Last week, bankrupt department store operator Bon-Ton Stores (NASDAQ: BONT) made one last desperate bid to survive. A group led by mall owners Namdar Realty Group and Washington Prime Group (NYSE: WPG) signed a letter of intent to buy the company out of bankruptcy and continue operating at least some of its stores.
Not surprisingly, this bid fell through within a few days. The only bidders that showed up to the bankruptcy auction held earlier this week were liquidators. Thus, on Tuesday evening, Bon-Ton's management confirmed the inevitable: The chain will be liquidated over the next few months. This is bad news for many of its landlords.
The end of the road
The liquidation of Bon-Ton has been a long time in the making. The company, which operates department stores under seven different localized nameplates, has been unprofitable since 2011.
Bon-Ton has kept itself alive until now by cutting spending and investment to the bone. However, that only further undermined its long-term competitiveness. As a result, Bon-Ton suffered mightily in last year's difficult retail climate. Through the first three quarters of fiscal 2017, revenue fell 7.5% and the company's net loss widened by more than $25 million.
A brief sales rebound in November quickly petered out , forcing Bon-Ton to file for bankruptcy in early February. Given the company's persistent unprofitability and its lack of scale compared to its top rivals, management's attempts to keep the company intact through the bankruptcy process were a long shot from the start.
Bon-Ton will close all of its stores and liquidate in the next few months. Image source: Bon-Ton Stores.

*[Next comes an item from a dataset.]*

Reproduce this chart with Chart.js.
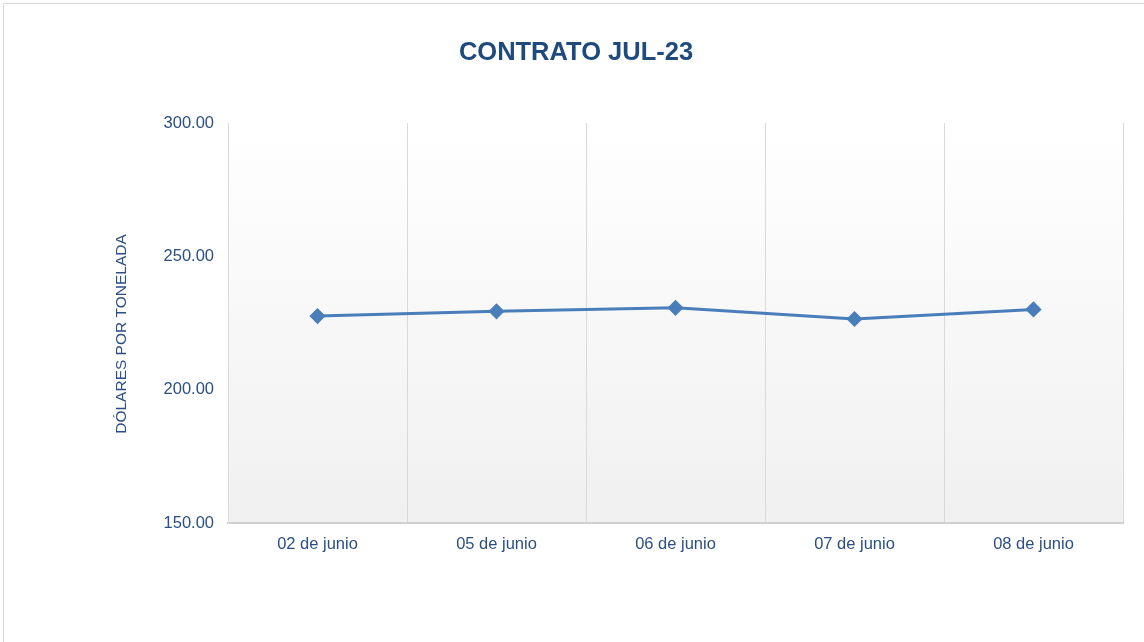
<!DOCTYPE html>
<html>
<head>
<meta charset="utf-8">
<script src="https://cdn.jsdelivr.net/npm/chart.js@4/dist/chart.umd.min.js"></script>
<style>
html,body{margin:0;padding:0;background:#fff;}
#wrap{width:1144px;height:642px;position:relative;}
</style>
</head>
<body>
<div id="wrap"><canvas id="c" width="1144" height="642"></canvas></div>
<script>
const chartTitle = "CONTRATO JUL-23";
const yAxisTitle = "DÓLARES POR TONELADA";
const categories = ["02 de junio", "05 de junio", "06 de junio", "07 de junio", "08 de junio"];
const prices = [227.6, 229.4, 230.7, 226.5, 230.1];
const yMin = 150, yMax = 300, yStep = 50;

const FONT = "'Liberation Sans', Arial, sans-serif";
const TXT = "#2b4f83";

const bgPlugin = {
  id: 'bg',
  beforeDraw(chart) {
    const ctx = chart.ctx, a = chart.chartArea;
    ctx.save();
    ctx.strokeStyle = '#d9d9d9';
    ctx.lineWidth = 1;
    ctx.beginPath();
    ctx.moveTo(3.5, 700);
    ctx.lineTo(3.5, 3.5);
    ctx.lineTo(1200, 3.5);
    ctx.stroke();
    const g = ctx.createLinearGradient(0, a.top, 0, a.bottom);
    g.addColorStop(0, '#ffffff');
    g.addColorStop(1, '#f0f0f0');
    ctx.fillStyle = g;
    ctx.fillRect(a.left, a.top, a.right - a.left, a.bottom - a.top);
    ctx.restore();
  },
  afterDraw(chart) {
    const ctx = chart.ctx;
    ctx.save();
    ctx.translate(122, 334);
    ctx.rotate(-Math.PI / 2);
    ctx.fillStyle = TXT;
    ctx.font = "15.5px " + FONT;
    ctx.textAlign = 'center';
    ctx.textBaseline = 'middle';
    ctx.fillText(yAxisTitle, 0, 0);
    ctx.restore();
  }
};

new Chart(document.getElementById('c'), {
  type: 'line',
  data: {
    labels: categories,
    datasets: [{
      data: prices,
      borderColor: '#4a7ebb',
      backgroundColor: '#4a7ebb',
      borderWidth: 3,
      pointStyle: 'rectRot',
      pointRadius: 6,
      pointHoverRadius: 6,
      tension: 0,
      fill: false
    }]
  },
  options: {
    responsive: false,
    animation: false,
    devicePixelRatio: 1,
    layout: { padding: { left: 29, right: 21, top: 0, bottom: 78 } },
    plugins: {
      legend: { display: false },
      tooltip: { enabled: false },
      title: {
        display: true,
        text: chartTitle,
        color: '#1f4a7e',
        font: { family: FONT, size: 25.5, weight: 'bold' },
        padding: { top: 38, bottom: 54.4 }
      }
    },
    scales: {
      x: {
        offset: true,
        grid: { display: true, offset: true, color: '#d9d9d9', lineWidth: 1, drawTicks: false },
        border: { display: true, color: '#d0d0d0', width: 2 },
        ticks: { color: TXT, font: { family: FONT, size: 16.5 }, padding: 12, maxRotation: 0 },
        afterFit(s) { s.height = 41; }
      },
      y: {
        min: yMin, max: yMax,
        grid: { display: false, drawTicks: false },
        border: { display: true, color: '#d9d9d9', width: 1 },
        ticks: {
          stepSize: yStep,
          color: TXT,
          font: { family: FONT, size: 16.5 },
          padding: 14,
          callback: v => Number(v).toFixed(2)
        },
        title: { display: false },
        afterFit(s) { s.width = 199; }
      }
    }
  },
  plugins: [bgPlugin]
});
</script>
</body>
</html>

The going-concern bid spearheaded by Namdar and Washington Prime made sense only because both companies had a vested interest in keeping Bon-Ton in business to support the value of their properties. However, they appear to have shelved their plans after a bankruptcy court judge blocked Bon-Ton from paying $500,000 to cover their due diligence costs. In any case, these would-be buyers weren't willing to pay full market value for the company's assets. That left liquidation as the only option.
Another body blow for mid-tier mall owners
Bon-Ton's disappearance is likely to cause even more distress for Washington Prime and CBL & Associates Properties (NYSE: CBL) . Both mid-tier mall operators have been suffering from department-store chains closing anchor locations at their properties.
Washington Prime and CBL view anchor-store closures as opportunities to redevelop those spaces for higher-paying tenants. However, anchors are closing faster than they can be replaced. Moreover, the smaller tenants that typically generate most of a mall's rental income often have "co-tenancy clauses" that grant them reduced rent -- or the right to terminate their leases entirely -- when an anchor leaves. This can quickly decimate a mall's income and cash flow.
Unfortunately, Washington Prime and CBL both have exposure to Bon-Ton in about a quarter of their malls. It will be extremely difficult to find new tenants for all of this space within the next year. Furthermore, if other tenants invoke co-tenancy clauses due to the Bon-Ton liquidation, the resulting reduction in cash flow could make it hard to finance renovations.
To make matters worse, Washington Prime and CBL each have a massive number of Sears Holdings stores in their portfolios. Considering Sears' recent plunge toward insolvency , these mall owners are likely to have plenty of additional anchor space becoming vacant in the next year or two.
Will any department stores fill the vacuum?
The easiest way to repurpose Bon-Ton's space would be to lease it to other department stores. None of the major U.S. department-store chains are looking to grow right now, though. They will instead try to capture as much of Bon-Ton's business as possible in their existing stores and online.
In a best-case scenario, Washington Prime and CBL may be able to shore up some of their mid-tier properties by convincing department stores to relocate stores from nearby malls that are in even worse shape. (Of course, they could also be victims of this strategy, if any of their healthier anchor tenants are offered incentives to relocate to nearby malls.)
However, in most cases, it will be necessary to completely redevelop these large department store spaces for smaller tenants. That's a capital-intensive process. CBL already had to cut its dividend in 2017 to help preserve capital for potential redevelopment projects, and Washington Prime could face a similar dilemma soon. The Bon-Ton liquidation is just one more reason to avoid these struggling mid-tier mall operators.